At least MS isn't as bad as Apple where the literally force you to buy new hardware along with the new O/S (Ipad 1 anyone?)
You seem to be under the impression that backward and forward hardware compatibility are easy things:
1) That an arbitrary OS could be expected to run well on hardware made many years in the past and many years in the future, and
2) That arbitrary hardware can easily support ancient software.
Suppose you'd said this about DOS. Microsoft should support it in perpetuity!

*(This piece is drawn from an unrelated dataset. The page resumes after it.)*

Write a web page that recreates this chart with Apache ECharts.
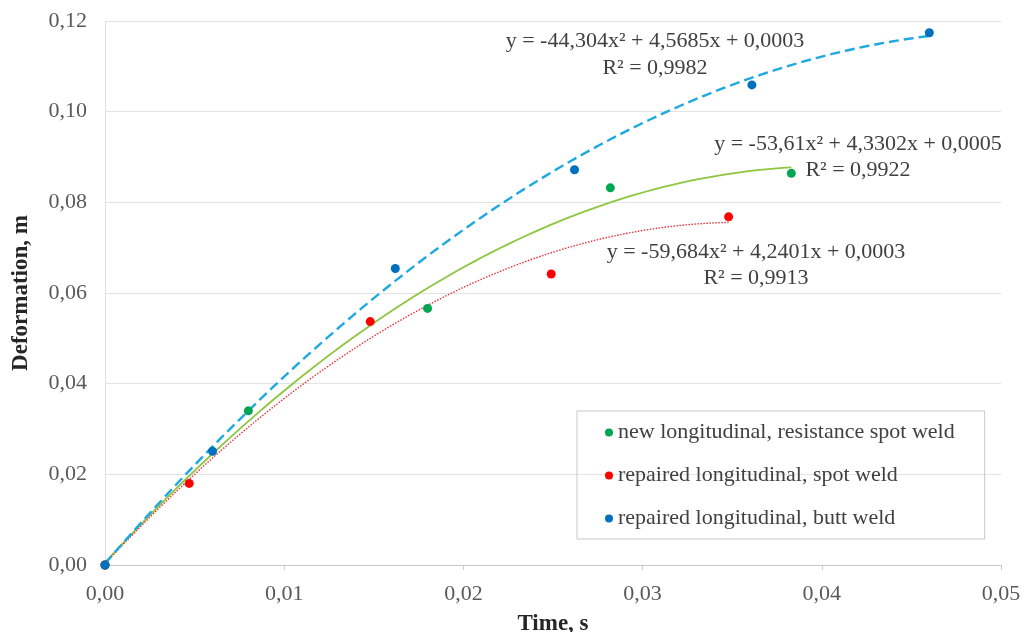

OK, then, but where are you going to buy a mouse today that supports the hardware ports that DOS knows how to handle (or would you think mouse makers would spend the effort to write MTRACKPAD.SYS so that a new Apple Magic Trackpad would work on it)? And it's not exactly free or cheap for a modern i7 to maintain 100% 8088 compatibility.
Conversely, should iOS 9 be expected to run on an original iPhone, with CPUs and GPUs many times slower, an eighth the RAM, a fraction of the storage, and utterly obsolete in many other ways? Even if the minimal core could be made to run, so many features would have to be stripped out (at great development and testing expense) that it'd be pointless.
There are good reasons for dropping compatibility. Software isn't easily made to scale down to ancient predecessors, and hardware leaves stuff behind regularly - I don't have serial ports or ISA slots on this motherboard. It's not plausible for Apple to carry iOS all the way back to hardware that almost no one is using, and it's not realistic for Microsoft to drag Windows 7 all the way forward to hardware that hasn't even been conceived yet. At some point, you just have to let go.